What you should do - Return the listing below verbatim. Pictures do not belong in the copy.

Collected data -
______________________________

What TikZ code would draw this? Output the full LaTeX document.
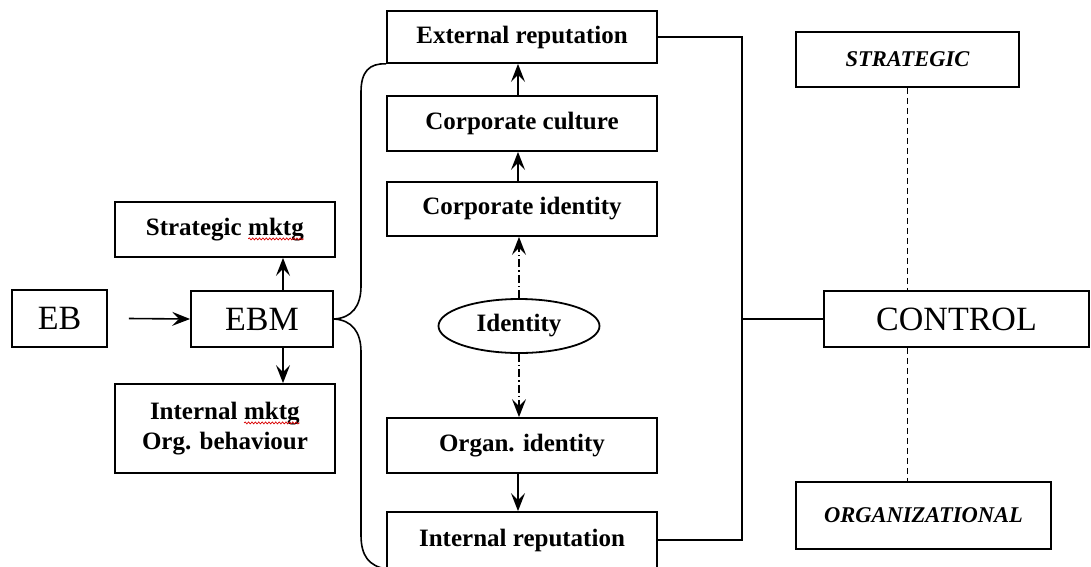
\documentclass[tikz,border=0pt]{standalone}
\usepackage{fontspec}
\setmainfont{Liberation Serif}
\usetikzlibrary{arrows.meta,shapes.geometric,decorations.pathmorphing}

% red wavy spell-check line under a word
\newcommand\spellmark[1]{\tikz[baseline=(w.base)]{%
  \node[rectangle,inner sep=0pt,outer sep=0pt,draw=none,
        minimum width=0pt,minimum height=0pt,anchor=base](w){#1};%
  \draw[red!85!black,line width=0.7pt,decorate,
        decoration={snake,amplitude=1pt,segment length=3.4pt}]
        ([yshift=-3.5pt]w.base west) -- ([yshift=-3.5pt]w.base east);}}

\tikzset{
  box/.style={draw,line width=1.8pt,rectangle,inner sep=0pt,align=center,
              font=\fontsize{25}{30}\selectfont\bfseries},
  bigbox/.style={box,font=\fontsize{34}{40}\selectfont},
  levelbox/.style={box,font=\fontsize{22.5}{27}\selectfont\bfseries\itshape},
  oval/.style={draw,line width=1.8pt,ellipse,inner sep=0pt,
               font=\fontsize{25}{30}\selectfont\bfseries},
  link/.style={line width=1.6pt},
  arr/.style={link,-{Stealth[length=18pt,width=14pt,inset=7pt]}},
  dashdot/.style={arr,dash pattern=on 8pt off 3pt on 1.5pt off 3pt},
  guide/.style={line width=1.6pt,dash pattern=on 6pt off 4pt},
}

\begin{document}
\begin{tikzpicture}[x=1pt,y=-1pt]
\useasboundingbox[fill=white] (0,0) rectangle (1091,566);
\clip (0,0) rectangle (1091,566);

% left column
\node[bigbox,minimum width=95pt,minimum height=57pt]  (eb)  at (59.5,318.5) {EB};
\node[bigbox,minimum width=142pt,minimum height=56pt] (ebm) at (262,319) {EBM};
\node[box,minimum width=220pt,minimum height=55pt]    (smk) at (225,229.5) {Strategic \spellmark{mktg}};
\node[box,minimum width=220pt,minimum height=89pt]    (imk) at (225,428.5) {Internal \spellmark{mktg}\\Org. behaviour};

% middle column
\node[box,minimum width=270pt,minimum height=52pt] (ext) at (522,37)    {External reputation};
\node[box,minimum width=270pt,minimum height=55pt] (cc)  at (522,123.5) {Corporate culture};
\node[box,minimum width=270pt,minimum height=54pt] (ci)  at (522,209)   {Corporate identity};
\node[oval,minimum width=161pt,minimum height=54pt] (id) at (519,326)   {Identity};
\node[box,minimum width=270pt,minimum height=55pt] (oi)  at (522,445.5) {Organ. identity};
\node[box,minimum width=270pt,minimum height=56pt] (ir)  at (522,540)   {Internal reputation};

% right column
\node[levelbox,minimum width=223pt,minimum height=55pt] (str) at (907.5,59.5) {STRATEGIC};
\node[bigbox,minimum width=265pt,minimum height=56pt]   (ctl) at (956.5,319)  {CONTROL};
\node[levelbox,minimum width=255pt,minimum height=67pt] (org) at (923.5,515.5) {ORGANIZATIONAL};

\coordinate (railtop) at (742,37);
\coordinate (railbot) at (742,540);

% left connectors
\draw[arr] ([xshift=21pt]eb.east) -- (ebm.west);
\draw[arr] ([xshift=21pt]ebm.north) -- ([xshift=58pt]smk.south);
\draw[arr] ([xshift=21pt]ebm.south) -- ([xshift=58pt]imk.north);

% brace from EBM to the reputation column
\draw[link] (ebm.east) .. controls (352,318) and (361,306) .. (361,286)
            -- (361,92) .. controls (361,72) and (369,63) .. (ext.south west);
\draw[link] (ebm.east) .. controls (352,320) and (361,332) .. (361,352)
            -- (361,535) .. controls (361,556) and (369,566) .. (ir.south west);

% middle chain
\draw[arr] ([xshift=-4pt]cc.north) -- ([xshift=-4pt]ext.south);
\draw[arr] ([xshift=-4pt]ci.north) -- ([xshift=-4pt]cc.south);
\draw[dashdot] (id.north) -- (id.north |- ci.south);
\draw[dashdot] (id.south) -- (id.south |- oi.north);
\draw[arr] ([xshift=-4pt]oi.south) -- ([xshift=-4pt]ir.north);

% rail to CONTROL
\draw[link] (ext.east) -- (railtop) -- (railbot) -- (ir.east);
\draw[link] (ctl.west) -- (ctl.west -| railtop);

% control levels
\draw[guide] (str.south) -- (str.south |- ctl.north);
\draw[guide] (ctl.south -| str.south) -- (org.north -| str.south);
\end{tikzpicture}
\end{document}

______________________________

The output -
What TikZ code would draw this? Output the full LaTeX document.
\documentclass[tikz,border=0pt]{standalone}
\usepackage{fontspec}
\setmainfont{Liberation Serif}
\usetikzlibrary{arrows.meta,shapes.geometric,decorations.pathmorphing}

% red wavy spell-check line under a word
\newcommand\spellmark[1]{\tikz[baseline=(w.base)]{%
  \node[rectangle,inner sep=0pt,outer sep=0pt,draw=none,
        minimum width=0pt,minimum height=0pt,anchor=base](w){#1};%
  \draw[red!85!black,line width=0.7pt,decorate,
        decoration={snake,amplitude=1pt,segment length=3.4pt}]
        ([yshift=-3.5pt]w.base west) -- ([yshift=-3.5pt]w.base east);}}

\tikzset{
  box/.style={draw,line width=1.8pt,rectangle,inner sep=0pt,align=center,
              font=\fontsize{25}{30}\selectfont\bfseries},
  bigbox/.style={box,font=\fontsize{34}{40}\selectfont},
  levelbox/.style={box,font=\fontsize{22.5}{27}\selectfont\bfseries\itshape},
  oval/.style={draw,line width=1.8pt,ellipse,inner sep=0pt,
               font=\fontsize{25}{30}\selectfont\bfseries},
  link/.style={line width=1.6pt},
  arr/.style={link,-{Stealth[length=18pt,width=14pt,inset=7pt]}},
  dashdot/.style={arr,dash pattern=on 8pt off 3pt on 1.5pt off 3pt},
  guide/.style={line width=1.6pt,dash pattern=on 6pt off 4pt},
}

\begin{document}
\begin{tikzpicture}[x=1pt,y=-1pt]
\useasboundingbox[fill=white] (0,0) rectangle (1091,566);
\clip (0,0) rectangle (1091,566);

% left column
\node[bigbox,minimum width=95pt,minimum height=57pt]  (eb)  at (59.5,318.5) {EB};
\node[bigbox,minimum width=142pt,minimum height=56pt] (ebm) at (262,319) {EBM};
\node[box,minimum width=220pt,minimum height=55pt]    (smk) at (225,229.5) {Strategic \spellmark{mktg}};
\node[box,minimum width=220pt,minimum height=89pt]    (imk) at (225,428.5) {Internal \spellmark{mktg}\\Org. behaviour};

% middle column
\node[box,minimum width=270pt,minimum height=52pt] (ext) at (522,37)    {External reputation};
\node[box,minimum width=270pt,minimum height=55pt] (cc)  at (522,123.5) {Corporate culture};
\node[box,minimum width=270pt,minimum height=54pt] (ci)  at (522,209)   {Corporate identity};
\node[oval,minimum width=161pt,minimum height=54pt] (id) at (519,326)   {Identity};
\node[box,minimum width=270pt,minimum height=55pt] (oi)  at (522,445.5) {Organ. identity};
\node[box,minimum width=270pt,minimum height=56pt] (ir)  at (522,540)   {Internal reputation};

% right column
\node[levelbox,minimum width=223pt,minimum height=55pt] (str) at (907.5,59.5) {STRATEGIC};
\node[bigbox,minimum width=265pt,minimum height=56pt]   (ctl) at (956.5,319)  {CONTROL};
\node[levelbox,minimum width=255pt,minimum height=67pt] (org) at (923.5,515.5) {ORGANIZATIONAL};

\coordinate (railtop) at (742,37);
\coordinate (railbot) at (742,540);

% left connectors
\draw[arr] ([xshift=21pt]eb.east) -- (ebm.west);
\draw[arr] ([xshift=21pt]ebm.north) -- ([xshift=58pt]smk.south);
\draw[arr] ([xshift=21pt]ebm.south) -- ([xshift=58pt]imk.north);

% brace from EBM to the reputation column
\draw[link] (ebm.east) .. controls (352,318) and (361,306) .. (361,286)
            -- (361,92) .. controls (361,72) and (369,63) .. (ext.south west);
\draw[link] (ebm.east) .. controls (352,320) and (361,332) .. (361,352)
            -- (361,535) .. controls (361,556) and (369,566) .. (ir.south west);

% middle chain
\draw[arr] ([xshift=-4pt]cc.north) -- ([xshift=-4pt]ext.south);
\draw[arr] ([xshift=-4pt]ci.north) -- ([xshift=-4pt]cc.south);
\draw[dashdot] (id.north) -- (id.north |- ci.south);
\draw[dashdot] (id.south) -- (id.south |- oi.north);
\draw[arr] ([xshift=-4pt]oi.south) -- ([xshift=-4pt]ir.north);

% rail to CONTROL
\draw[link] (ext.east) -- (railtop) -- (railbot) -- (ir.east);
\draw[link] (ctl.west) -- (ctl.west -| railtop);

% control levels
\draw[guide] (str.south) -- (str.south |- ctl.north);
\draw[guide] (ctl.south -| str.south) -- (org.north -| str.south);
\end{tikzpicture}
\end{document}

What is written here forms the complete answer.